* REQUIREMENTS *
Restate all the material verbatim, except for the pictures.

* DATA *
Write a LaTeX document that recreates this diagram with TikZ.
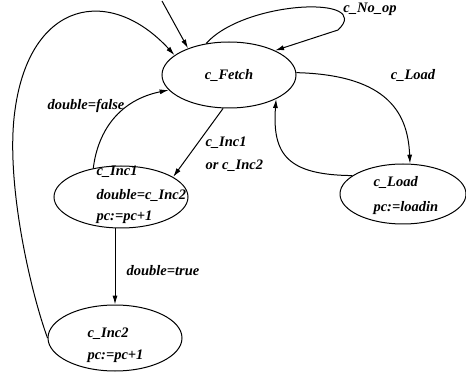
\documentclass[tikz,border=0pt]{standalone}
\usepackage{fontspec}
\setmainfont{Liberation Serif}
\usetikzlibrary{shapes.geometric,arrows.meta}
\begin{document}
\begin{tikzpicture}[x=1pt,y=-1pt,
  every path/.style={line width=1pt},
  state/.style 2 args={draw, ellipse, inner sep=0pt, line width=1pt,
    minimum width=#1, minimum height=#2,
    font=\fontsize{14.5}{17}\selectfont\bfseries\itshape},
  lbl/.style={inner sep=0pt, font=\fontsize{14.5}{17}\selectfont\bfseries\itshape,
    text height=10pt, text depth=2pt},
  arr/.style={-{Latex[length=9pt,width=5pt]}, line width=1pt}
]
\useasboundingbox (0,0) rectangle (466,374);

% states
\node[state={134pt}{66pt}] (fetch) at (229,75) {c\_Fetch};
\node[state={134pt}{62pt}] (inc1) at (121,197) {};
\node[state={126pt}{60pt}] (load) at (403,194) {};
\node[state={134pt}{66pt}] (inc2) at (115,338) {};

% state texts
\node[lbl, anchor=west] (i1a) at (96,172) {c\_Inc1};
\node[lbl, anchor=west] (i1b) at (96,196) {double=c\_Inc2};
\node[lbl, anchor=west] (i1c) at (96,217) {pc:=pc+1};
\node[lbl, anchor=west] (lda) at (373,183) {c\_Load};
\node[lbl, anchor=west] (ldb) at (373,208) {pc:=loadin};
\node[lbl, anchor=west] (i2a) at (87,333) {c\_Inc2};
\node[lbl, anchor=west] (i2b) at (87,355) {pc:=pc+1};

% edge labels
\node[lbl] (lnop) at (370,9) {c\_No\_op};
\node[lbl] (lload) at (413,76) {c\_Load};
\node[lbl] (lfalse) at (86,106) {double=false};
\node[lbl, anchor=west] (linca) at (205,143) {c\_Inc1};
\node[lbl, anchor=west] (lincb) at (205,166) {or c\_Inc2};
\node[lbl] (ltrue) at (163,272) {double=true};

% connectors
\coordinate (init) at (162,1);
\coordinate (nopturn) at (338,30);
\coordinate (leftbend) at (15,110);

\draw[arr] (init) -- (fetch.147);
\draw[arr] (fetch.126) .. controls (245,0) and (375,-5) .. (nopturn) -- (fetch.28);
\draw[arr] (fetch.2) .. controls (390,75) and (408,115) .. (load.77);
\draw[arr] (load.160) .. controls (288,175) and (272,155) .. (fetch.333);
\draw[arr] (fetch.260) -- (inc1.21);
\draw[arr] (inc1.134) .. controls (98,130) and (120,100) .. (fetch.194);
\draw[arr] (inc1.south -| inc2.north) -- (inc2.north);
\draw[arr] (inc2.west) .. controls (30,290) and (5,180) .. (leftbend)
  .. controls (30,0) and (110,-15) .. (fetch.160);
\end{tikzpicture}
\end{document}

* THE COMPLETED TASK *
Write a LaTeX document that recreates this diagram with TikZ.
\documentclass[tikz,border=0pt]{standalone}
\usepackage{fontspec}
\setmainfont{Liberation Serif}
\usetikzlibrary{shapes.geometric,arrows.meta}
\begin{document}
\begin{tikzpicture}[x=1pt,y=-1pt,
  every path/.style={line width=1pt},
  state/.style 2 args={draw, ellipse, inner sep=0pt, line width=1pt,
    minimum width=#1, minimum height=#2,
    font=\fontsize{14.5}{17}\selectfont\bfseries\itshape},
  lbl/.style={inner sep=0pt, font=\fontsize{14.5}{17}\selectfont\bfseries\itshape,
    text height=10pt, text depth=2pt},
  arr/.style={-{Latex[length=9pt,width=5pt]}, line width=1pt}
]
\useasboundingbox (0,0) rectangle (466,374);

% states
\node[state={134pt}{66pt}] (fetch) at (229,75) {c\_Fetch};
\node[state={134pt}{62pt}] (inc1) at (121,197) {};
\node[state={126pt}{60pt}] (load) at (403,194) {};
\node[state={134pt}{66pt}] (inc2) at (115,338) {};

% state texts
\node[lbl, anchor=west] (i1a) at (96,172) {c\_Inc1};
\node[lbl, anchor=west] (i1b) at (96,196) {double=c\_Inc2};
\node[lbl, anchor=west] (i1c) at (96,217) {pc:=pc+1};
\node[lbl, anchor=west] (lda) at (373,183) {c\_Load};
\node[lbl, anchor=west] (ldb) at (373,208) {pc:=loadin};
\node[lbl, anchor=west] (i2a) at (87,333) {c\_Inc2};
\node[lbl, anchor=west] (i2b) at (87,355) {pc:=pc+1};

% edge labels
\node[lbl] (lnop) at (370,9) {c\_No\_op};
\node[lbl] (lload) at (413,76) {c\_Load};
\node[lbl] (lfalse) at (86,106) {double=false};
\node[lbl, anchor=west] (linca) at (205,143) {c\_Inc1};
\node[lbl, anchor=west] (lincb) at (205,166) {or c\_Inc2};
\node[lbl] (ltrue) at (163,272) {double=true};

% connectors
\coordinate (init) at (162,1);
\coordinate (nopturn) at (338,30);
\coordinate (leftbend) at (15,110);

\draw[arr] (init) -- (fetch.147);
\draw[arr] (fetch.126) .. controls (245,0) and (375,-5) .. (nopturn) -- (fetch.28);
\draw[arr] (fetch.2) .. controls (390,75) and (408,115) .. (load.77);
\draw[arr] (load.160) .. controls (288,175) and (272,155) .. (fetch.333);
\draw[arr] (fetch.260) -- (inc1.21);
\draw[arr] (inc1.134) .. controls (98,130) and (120,100) .. (fetch.194);
\draw[arr] (inc1.south -| inc2.north) -- (inc2.north);
\draw[arr] (inc2.west) .. controls (30,290) and (5,180) .. (leftbend)
  .. controls (30,0) and (110,-15) .. (fetch.160);
\end{tikzpicture}
\end{document}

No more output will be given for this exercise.